Pragmatic middle. Free-market efficiency + social safety nets. Blair, Clinton. "Neither left nor right."

Classical Liberalism

Individual rights, free markets, limited government. Locke, Smith, Mill. Foundation of liberal democracy.

Neoliberalism

Market liberalization, deregulation, privatization. IMF/World Bank consensus. Thatcher, Reagan.

Social Conservatism

Traditional values, moderate market regulation, skeptical of rapid change. Religious right, traditional conservative parties.

Neoconservatism

Strong foreign policy, free markets, traditional values. Active state power abroad. Bush administration, PNAC.

Theocracy

Government by divine law. Religious authority holds supreme political power. Iran, Taliban, historical Caliphates.

Technocracy

Rule by technical experts. Science and data over popular will. Singapore, EU technocrats, IMF.

Libertarianism

Maximal individual freedom. Minimal state. Free markets + social liberty. Hayek, Rothbard, Nozick.

Anarcho-Capitalism

Abolish the state entirely. Private property and voluntary contracts. Rothbard, Hoppe. Far right-libertarian.

Conservatism

Preserve tradition and institutions; incremental change. Burke, Oakeshott, Kirk. Distrust of abstract ideology.

Progressivism

Active government for social reform, civil rights, equality. New Deal, Great Society, social liberalism.

Nationalism

Nation as primary political unit. Civic vs. ethnic nationalism; self-determination; anti-colonialism.

Trotskyism

Permanent revolution, workers' democracy, critique of Stalinist bureaucracy. Fourth International.

Maoism

Peasant revolution, mass line, continuous revolution. Mao Zedong Thought; China, Khmer Rouge.

Mutualism

Proudhon's anarchist economics: reciprocal exchange, possession over property, mutual credit. Anti-state, anti-capitalist.

Christian Democracy

Catholic social teaching: subsidiarity, solidarity, social market economy. Post-war CDU/DC; European integration.

Distributism

Chesterton & Belloc: distribute property widely; neither capitalism nor socialism. Family proprietorship over wage-labour.

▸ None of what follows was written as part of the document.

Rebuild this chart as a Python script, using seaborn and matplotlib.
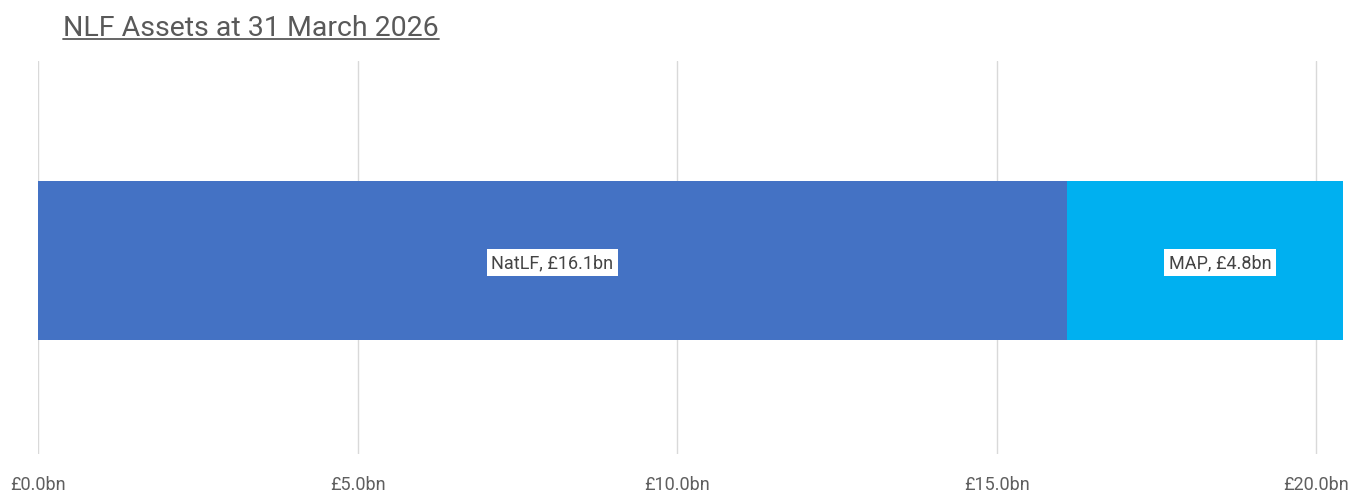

Limitations of the Two-Axis Model

The two-axis political compass is a simplification. Real political ideologies are multi-dimensional — nationalism, communitarianism, environmentalism, religious values, and foreign policy stances don't fit neatly on two axes. Alternative models include the Nolan Chart (personal freedom vs. economic freedom), the 8 Values political model, and the OCEAN personality-politics alignment research. No model captures all dimensions of political belief. The two-axis compass remains popular because it is intuitive and illuminates relationships that the single left-right axis misses — particularly distinguishing between economic and social-political dimensions.